Читаем Цыганский роман (повести и рассказы) полностью

Конечно, сырая затененность дворов, совсем прикрытых от неба листвой, с - где ржавыми, где раскрашенными, но в любом случае не обладающими геометрической чистотой - карусельками. Был рабочий день, так что музыкальная "Горбушка" не действовала, и народу в округе было мало. Старуха вот копалась в горе черной земли, высыпанной из грузовика: для домашних цветков или же копала червей на продажу мужикам, чтобы те ловили в протекающей рядом реке проплывающую мимо рыбу.

Это было место, где девочки переходят в старушек через стадию дур бесполезных - похоже, в этих районах с ними происходило непременно так. А до того - пространство их девичьих кайфов представлялось невозможным для восприятия, да и поляны кайфа их пацанов - тоже. Непонятно, какую роль в нем исполняла необходимость какой-либо свободы: возможно, они обходились просто неким растиражированным набором раздражителей. При этом было непонятно отличают ли они еду от траханья, траханье от питья пива - или же разными средствами удовлетворялась одна потребность, не имеющая особенных претензий и удовлетворяемая способом все равно каким.

Если так, то эта неразборчивая единственность происходила из этого, любого подобного внутреннего города - сырого, полутемного, расположенного в пяти шагах от любой автобусной остановки в двух-трех, да хоть и десяти перегонах от любой станции метро в неважно скольких станциях от центра. В зелени вокруг, словом, все дело, в карусельках и еще - из окон должны греметь кастрюли, литься в раковины вода, должно пахнуть теплыми тряпками из подвалов.

Эти разные, но единородные вещества, штуки и звуки, безусловно и незаметно входили в согласие и резонанс, повторяющие своими линиями кайфы любой девочки - уже с детства, делая ее здоровым придатком своего района, где ее молодое мясо - где-то между булочной и домофоном - ласкали, нагнув возле лавочки: голову на предплечья, предплечья на спинку лавочки. В чем, конечно, не было никакой специальной намеренности, но лишь сладкая взаимная необходимость следовать принятому ходу жизни и, возможно, удовольствие, что и связывало жизнь личную и общинную. Потому что создавая совокупно ее общее и постоянное влажное по ходу движений тело, которое любит себя и от которого пахнет потом, запах которого меняется от детства к старости.

Наличие невидимой на ощупь иерархии возраста могло бы показаться полезным - ощущая ее наличие, можно было бы найти там поддержку и понимание. Но эта, простейшая из всех иерархий, скорее пугала формой своего половинного присутствия в жизни - не составляя этот мир, она не была и отчужденной от него. То есть, была ущербна.

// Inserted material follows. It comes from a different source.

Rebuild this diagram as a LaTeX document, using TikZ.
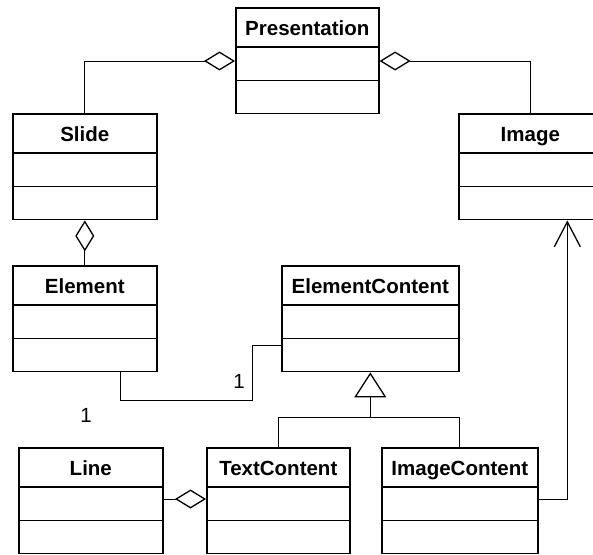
\documentclass[tikz,border=0pt]{standalone}
\usepackage{fontspec}
\setmainfont{Liberation Sans}
\usetikzlibrary{shapes.multipart,arrows.meta}
\tikzset{
  cls/.style={rectangle split, rectangle split parts=3, draw, line width=1.6pt,
    anchor=north west, inner xsep=0pt, inner ysep=0pt, align=center,
    font=\bfseries\fontsize{20.5}{24}\selectfont},
  agg/.style={{Diamond[open,length=31pt,width=19pt,line width=1.3pt]}-},
  gen/.style={-{Triangle[open,length=25pt,width=32pt,line width=1.3pt]}},
  nav/.style={-{Straight Barb[length=25pt,width=26pt,line width=1.3pt]}},
  mult/.style={font=\fontsize{20.5}{24}\selectfont, inner sep=0pt},
}
\newcommand{\umlparts}[1]{\rule[-11pt]{0pt}{37.5pt}#1\nodepart{two}\rule{0pt}{32pt}\nodepart{three}\rule{0pt}{31.5pt}}
\begin{document}
\begin{tikzpicture}[x=1pt, y=-1pt, line width=1pt]
  \useasboundingbox (0,0) rectangle (593,554);
  \node[cls, text width=143pt] (pres) at (235,7) {\umlparts{Presentation}};
  \node[cls, text width=144pt] (slide) at (12,113) {\umlparts{Slide}};
  \node[cls, text width=143pt] (image) at (458,113) {\umlparts{Image}};
  \node[cls, text width=144pt] (elem) at (12,265) {\umlparts{Element}};
  \node[cls, text width=177pt] (elemc) at (281,265) {\umlparts{ElementContent}};
  \node[cls, text width=144pt] (line) at (18,447) {\umlparts{Line}};
  \node[cls, text width=143pt] (textc) at (206,447) {\umlparts{TextContent}};
  \node[cls, text width=156pt] (imgc) at (381,447) {\umlparts{ImageContent}};
  % aggregations
  \draw[agg] ([yshift=-54pt]pres.north west) -| (slide.north);
  \draw[agg] ([yshift=-54pt]pres.north east) -| (image.north);
  \draw[agg] (slide.south) -- (elem.north);
  \draw[agg] ([yshift=-52pt]textc.north west) -- ([yshift=-52pt]line.north east);
  % association
  \draw ([xshift=36pt]elem.south) -- ++(0,28) -| ([xshift=-29pt,yshift=-80pt]elemc.north west) -- ([yshift=-80pt]elemc.north west);
  \node[mult] (one1) at (239,381) {1};
  \node[mult] (one2) at (86,415) {1};
  % inheritance
  \draw[gen] ([yshift=-45pt]elemc.south) coordinate (fork) -- (elemc.south);
  \draw (fork) -| (textc.north);
  \draw (fork) -| (imgc.north);
  \draw[nav] ([yshift=-52pt]imgc.north east) -| ([xshift=37pt]image.south);
\end{tikzpicture}
\end{document}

Оставалось только еще более утвердиться во мнении, что все, что существует реально, существует невидимо, а иначе - просто сочинено человеческими чувствами. Как любой психолог, куда уж психотерапевт, опускает пациента даже и не овеществлением его души, но уже и самим предположением о такой возможности.

Впрочем, кому ж не ясно, что здесь все психоаналитики заводятся от московской дворовой-домовой сырости. И всякий вечер все московские психоаналитики рассиживают под теплыми лампами возле окон всех квартир всех домов всех этих дворов и страдают - потому, что в здешних местностях, что ни Венера в мехах - так всегда кошка, а люди - жгут тряпки и смеются.

Ефимыч и девочка

После того, как уплатил за телефон, я возвращался гордым: от того, что отделение Сбербанка было найдено, а также - потому, что акт уплаты был совершен и - более всего - мне удалось втюхать девушке роковую 50-тысячную бумажку, втюханную мне в качестве гонорара (хотя и с извинениями) в редакции журнала "Пушкин" - бумажка вроде бы хождение имела, только ходила плохо уже года три, отчего их (мне их шесть штук ввернули) не принимали почти нигде, кроме государственных учреждений и книжных магазинов. Но я и в госучреждения не верил, отчего был рад, что на почте - сошло.

И вот, в одном из дворов с раскоряченной каруселью из железных труб, я увидел на лавочке в тенечке странную парочку: мужик с девочкой - специальной какой-то девочкой, да и мужик был странным, клочковатым; носатый, поживший явно не без смысла. Девочка же, в белых носочках, голубеньком платьице, чистый ангелок, верно сомлела от июльского раннего дня и лежала русой головкой своей на холщовых, не первой свежести коленях старца и дремала.